可华怡居然能精细到不足二十八天。
“华医生,难道就没救了吗?”许全荣抱着最后一线希望,对华怡问道。
如果华怡说没救了,那么就彻夜没希望了。
华怡说:“倒也不是没希望。只不过,我这种疗法非常危险。如果穆小姐能够熬过这个痛楚,就有生还的希望。熬不过,那么很有可能死在我的针下。所以,还是你们来选择吧。”
“这”
许全荣之前听有生还的希望,心里充满了希冀。再一听说,有可能死在针下,一时间倒让他两难了。
他这一生做过无数次的决择,而最痛楚的决择,莫过于眼前的这个。
许全荣对华怡问道:“华医生,你能对我们讲讲,该如何诊治吗?至少我们让我们心里有个准备,也好做一下选择。”

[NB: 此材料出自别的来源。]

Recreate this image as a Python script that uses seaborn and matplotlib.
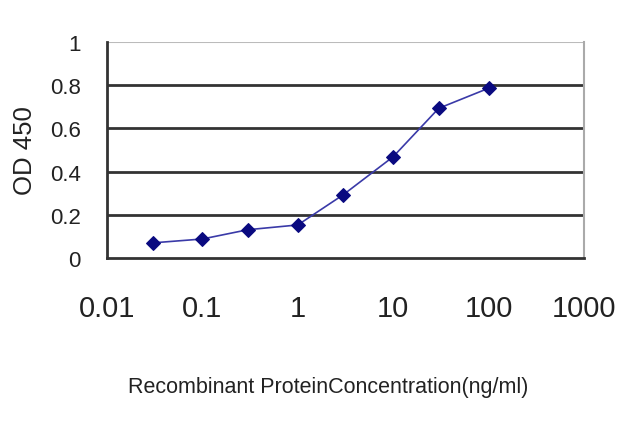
import seaborn as sns
import matplotlib.pyplot as plt
import pandas as pd

# concentration (ng/ml) and OD 450 readings
concentration = [0.03, 0.1, 0.3, 1, 3, 10, 30, 100]
od450 = [0.07, 0.088, 0.131, 0.153, 0.293, 0.469, 0.693, 0.786]
x_ticks = [0.01, 0.1, 1, 10, 100, 1000]
x_tick_labels = ["0.01", "0.1", "1", "10", "100", "1000"]
y_ticks = [0, 0.2, 0.4, 0.6, 0.8, 1]
y_tick_labels = ["0", "0.2", "0.4", "0.6", "0.8", "1"]

sns.set_style("white")
plt.rcParams['font.family'] = ['Liberation Sans', 'DejaVu Sans']

df = pd.DataFrame({"conc": concentration, "od": od450})

fig = plt.figure(figsize=(6.4, 4.27), dpi=100)
ax = fig.add_axes([107 / 640, 1 - 259 / 427, (584 - 107) / 640, (259 - 43) / 427])

# horizontal grid lines like the excel chart
for yv in y_ticks[1:-1]:
    ax.axhline(yv, color="#333333", lw=2, zorder=1)
ax.axhline(1, color="#bbbbbb", lw=1.5, zorder=1)

sns.lineplot(data=df, x="conc", y="od", ax=ax, color="#3a3aa8", lw=1.2,
             marker="D", markersize=7, markerfacecolor="#0a0a80",
             markeredgecolor="#0a0a80", zorder=3)

ax.set_xscale("log")
ax.set_xlim(0.01, 1000)
ax.set_ylim(0, 1)
ax.set_xticks(x_ticks)
ax.set_xticklabels(x_tick_labels, fontsize=21, color="#222222")
ax.set_yticks(y_ticks)
ax.set_yticklabels(y_tick_labels, fontsize=16, color="#222222")
ax.minorticks_off()
ax.tick_params(axis="x", direction="in", length=6, width=1.2, pad=26, color="#333333")
ax.tick_params(axis="y", direction="in", length=5, width=1.2, pad=19, color="#333333")

for side in ["left", "bottom"]:
    ax.spines[side].set_color("#333333")
    ax.spines[side].set_linewidth(2)
ax.spines["top"].set_visible(False)
ax.spines["right"].set_color("#aaaaaa")
ax.spines["right"].set_linewidth(1.5)

ax.set_xlabel("Recombinant ProteinConcentration(ng/ml)", fontsize=15.5,
              color="#222222")
ax.xaxis.set_label_coords(0.463, -0.545)
ax.set_ylabel("OD 450", fontsize=18.5, color="#222222", labelpad=9)

fig.savefig("out.png", dpi=100)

“我每天早、中、晚三次,都要给穆小姐针炙一次,主要目的是排出她体内的血。至少需要三天的时间,才能将她体内的血完全排静。这套针法,是我们华家独创的华氏十八针。每一针下去,都非常痛苦。要忍常人不能忍才行!另外,要准备好充足的血浆,及时给穆小姐输血。并且,她体内的造血功能不足,需要服用我给开的药。如果能忍受得了我的华氏十八针,坚持三天,就要看穆小姐体内的造血功能恢复的怎么样了?不过,有百分之七十的把握能够医好。血癌不像其它的癌症,治疗起来非常危险。所以,你们好好考虑吧!”
一听有百分之七十的把握,许全荣还是想让老婆穆雪尝试一下。如果不尝试的话,别说百分之七十,是连百分之零的生还机会都没有。唯一担心的是,华医生针炙的时候,穆雪能不能承受得了这种痛楚。用华怡的话来讲,很有可能死在她的针下。
许全荣也拿不定主意,要不要诊治。如果不治,至少还有二十八天活命的机会。自己可以在穆雪最后的时光,陪她逛逛大好河山。如果诊治的话,有百分之七十生还的希望,但也有可能死在针炙之下。
就在许全荣不知道该如何是好的时候,穆雪突然出声说:“华医生,你替我诊治吧!我准备接受你的治疗。”
“可做为医生,我得事先和你说明。如果你忍受不了这种痛楚,死在针下,这个我不能负责任。”